Il premier e il lavoro dietro le quinte
Ma Renzi, nella sortita a sorpresa alla Festa dell’Unità, venerdì scorso, ha mostrato la volontà ferrea di andare avanti e la convinzione che alla fine, con o senza la minoranza del partito, con o senza Forza Italia, la riforma andrà in porto. A dispetto degli attacchi di Brunetta, Fi ha comunque inviato segnali concreti del desiderio di tornare al tavolo. Con condizioni finora ritenute inaccettabili - il Senato elettivo, la previsione nell’Italicum del premio alla coalizione, la riforma della giustizia - ma che potrebbero mutare in corsa, a seconda delle priorità. Non è un mistero che il presidente dei senatori azzurri, Paolo Romani, sia favorevole a riprendere il filo del discorso che si era interrotto con l’elezione di Sergio Mattarella e la rottura del Patto del Nazareno.

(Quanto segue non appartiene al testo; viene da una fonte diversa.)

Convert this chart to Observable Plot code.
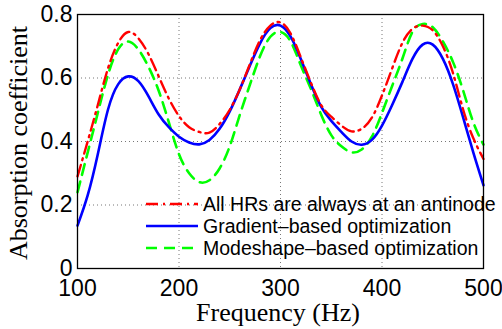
<!DOCTYPE html>
<html>
<head>
<meta charset="utf-8">
<script src="https://cdn.jsdelivr.net/npm/d3@7"></script>
<script src="https://cdn.jsdelivr.net/npm/@observablehq/plot@0.6"></script>
<style>
  html, body { margin: 0; padding: 0; background: #fff; }
  #chart { position: relative; width: 502px; height: 329px; }
</style>
</head>
<body>
<div id="chart"></div>
<script>
const freq = d3.range(100, 501, 10);
const seriesNames = ["All HRs are always at an antinode", "Gradient\u2013based optimization", "Modeshape\u2013based optimization"];
const allAntinode = [0.29,0.40,0.515,0.63,0.71,0.745,0.725,0.675,0.605,0.535,0.48,0.445,0.43,0.428,0.455,0.50,0.565,0.645,0.72,0.765,0.775,0.74,0.665,0.585,0.515,0.478,0.45,0.432,0.44,0.475,0.545,0.63,0.71,0.755,0.765,0.75,0.70,0.615,0.50,0.41,0.345];
const gradient = [0.135,0.23,0.36,0.50,0.58,0.605,0.59,0.542,0.485,0.445,0.415,0.397,0.391,0.405,0.44,0.495,0.565,0.64,0.71,0.757,0.765,0.73,0.66,0.58,0.51,0.465,0.43,0.40,0.39,0.405,0.45,0.515,0.587,0.66,0.705,0.705,0.66,0.58,0.475,0.365,0.262];
const modeshape = [0.24,0.365,0.49,0.61,0.69,0.715,0.69,0.635,0.56,0.46,0.36,0.30,0.272,0.278,0.315,0.385,0.485,0.58,0.67,0.73,0.745,0.715,0.64,0.565,0.485,0.42,0.385,0.366,0.375,0.415,0.49,0.575,0.66,0.745,0.77,0.76,0.715,0.65,0.56,0.46,0.39];
const xTicks = [100, 200, 300, 400, 500];
const yTicks = [0, 0.2, 0.4, 0.6, 0.8];
const xLabel = "Frequency (Hz)";
const yLabel = "Absorption coefficient";
const colors = ["#ff0000", "#0000ff", "#00ff00"];
const dashes = ["12,5,2,5", null, "11,7"];

const rows = (vals, i) => freq.map((f, j) => ({f, v: vals[j], s: seriesNames[i]}));
const data = [rows(allAntinode, 0), rows(gradient, 1), rows(modeshape, 2)];

const sans = "Liberation Sans, Arial, Helvetica, sans-serif";
const serif = "Liberation Serif, Times New Roman, serif";

const mL = 77, mR = 19, mT = 14, mB = 61, W = 502, H = 329;

const plot = Plot.plot({
  width: W,
  height: H,
  marginLeft: mL,
  marginRight: mR,
  marginTop: mT,
  marginBottom: mB,
  style: {background: "#fff", overflow: "visible"},
  x: {domain: [100, 500], ticks: xTicks},
  y: {domain: [0, 0.8], ticks: yTicks},
  marks: [
    Plot.gridX(xTicks, {stroke: "#777", strokeOpacity: 1, strokeDasharray: "1,3", strokeWidth: 1}),
    Plot.gridY(yTicks, {stroke: "#777", strokeOpacity: 1, strokeDasharray: "1,3", strokeWidth: 1}),
    Plot.axisX(xTicks, {tickSize: 0, tickPadding: 11, fontSize: 23, fontFamily: sans, fill: "#000", label: null, tickFormat: d => String(d)}),
    Plot.axisY(yTicks, {tickSize: 0, tickPadding: 5, fontSize: 23, fontFamily: sans, fill: "#000", label: null, tickFormat: d => d === 0 ? "0" : d3.format(".1f")(d)}),
    Plot.line(data[2], {x: "f", y: "v", stroke: colors[2], strokeWidth: 2.6, strokeDasharray: dashes[2], curve: "natural"}),
    Plot.line(data[1], {x: "f", y: "v", stroke: colors[1], strokeWidth: 2.6, curve: "natural"}),
    Plot.line(data[0], {x: "f", y: "v", stroke: colors[0], strokeWidth: 2.4, strokeDasharray: dashes[0], curve: "natural"}),
    Plot.frame({stroke: "#000", strokeWidth: 1.3})
  ]
});
document.getElementById("chart").appendChild(plot);

const svg = d3.select(plot);

// Axis titles
svg.append("text")
  .attr("transform", `translate(27,${mT + (H - mT - mB) / 2 + 2}) rotate(-90)`)
  .attr("text-anchor", "middle")
  .attr("font-family", serif).attr("font-size", 26).attr("fill", "#000")
  .text(yLabel);
svg.append("text")
  .attr("x", mL + (W - mL - mR) / 2 - 2).attr("y", 321)
  .attr("text-anchor", "middle")
  .attr("font-family", serif).attr("font-size", 26).attr("fill", "#000")
  .text(xLabel);

// Legend overlay (transparent, no border), inside lower right of the plot
const lg = svg.append("g").attr("transform", "translate(146,204)");
seriesNames.forEach((name, i) => {
  const g = lg.append("g").attr("transform", `translate(0,${i * 22})`);
  g.append("line").attr("x1", 0).attr("x2", 52).attr("y1", 0).attr("y2", 0)
    .attr("stroke", colors[i]).attr("stroke-width", 2.6)
    .attr("stroke-dasharray", dashes[i]);
  g.append("text").attr("x", 57).attr("y", 0).attr("dy", "0.35em")
    .attr("text-anchor", "start")
    .attr("font-family", sans).attr("font-size", 19.5).attr("fill", "#000")
    .text(name);
});
</script>
</body>
</html>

La minoranza Pd: «No a Senato dopolavoro»
Nel frattempo l’ala dura della minoranza dem non demorde. «Come giustamente sottolineato dal senatore Fornaro, chi vuol far credere che il Senato elettivo equivalga al bicameralismo perfetto fa un cinico calcolo di comunicazione e specula sulla disinformazione», afferma la senatrice Lucrezia Ricchiuti. «Due organi elettivi possono ben svolgere funzioni diversificate, come accade per esempio in una democrazia sperimentata come quella degli Stati Uniti».

Botta e risposta Maroni-Rossi
Ieri nel dibattito si è levata la voce del governatore della Lombardia, il leghista Roberto Maroni. «Se passa questo disegno criminoso di cancellare le autonomie - ha twittato - governare le Regioni diventa mission impossible». Oggi ha replicato il presidente della Toscana, il dem Enrico Rossi, non certo un renziano: «Maroni ne dice una giusta e due sbagliate. È giusto quando su twitter si chiede che riforma sarebbe se il Senato restasse elettivo, sbaglia però quando si scaglia contro la riforma Boschi contrapponendogli il modello del Bundesrat tedesco e dichiarando che se passasse sarebbe una mission impossible governare le Regioni».

Rossi: «Sì a Senato formato da consiglieri regionali»
«In realtà - dice Rossi - un Senato formato dai consiglieri regionali è il modo concreto per portare i territori nel cuore dello Stato e per dare alle Regioni una tribuna politica nazionale dalla quale incidere sui processi legislativi che le riguardano. Quanto alle competenze derivanti dalla revisione del Titolo V, è evidente che la fase attuale e le esperienze fatte impongono un superamento di quel federalismo tanto caro alla Lega che ha finito per concepire le Regioni come staterelli separati, portando di fatto a un indebolimento nei confronti dello Stato centrale e all’accentuarsi delle divisioni all'interno del Paese. Ritrovare un punto di equilibrio non è facile. Esistono infatti progetti di neo-centralismo che rappresenterebbero una vera iattura per il governo del Paese. Ma difendere, o addirittura voler accentuare il federalismo di tipo leghista, che purtroppo ha già fatto tanti danni, è davvero miope». Insomma: per il governatore toscano le Regioni devono impegnarsi perché la riforma vada avanti, migliorandola dove possibile «così da definire un giusto equilibrio tra i poteri dello Stato centrale e quelli delle Regioni».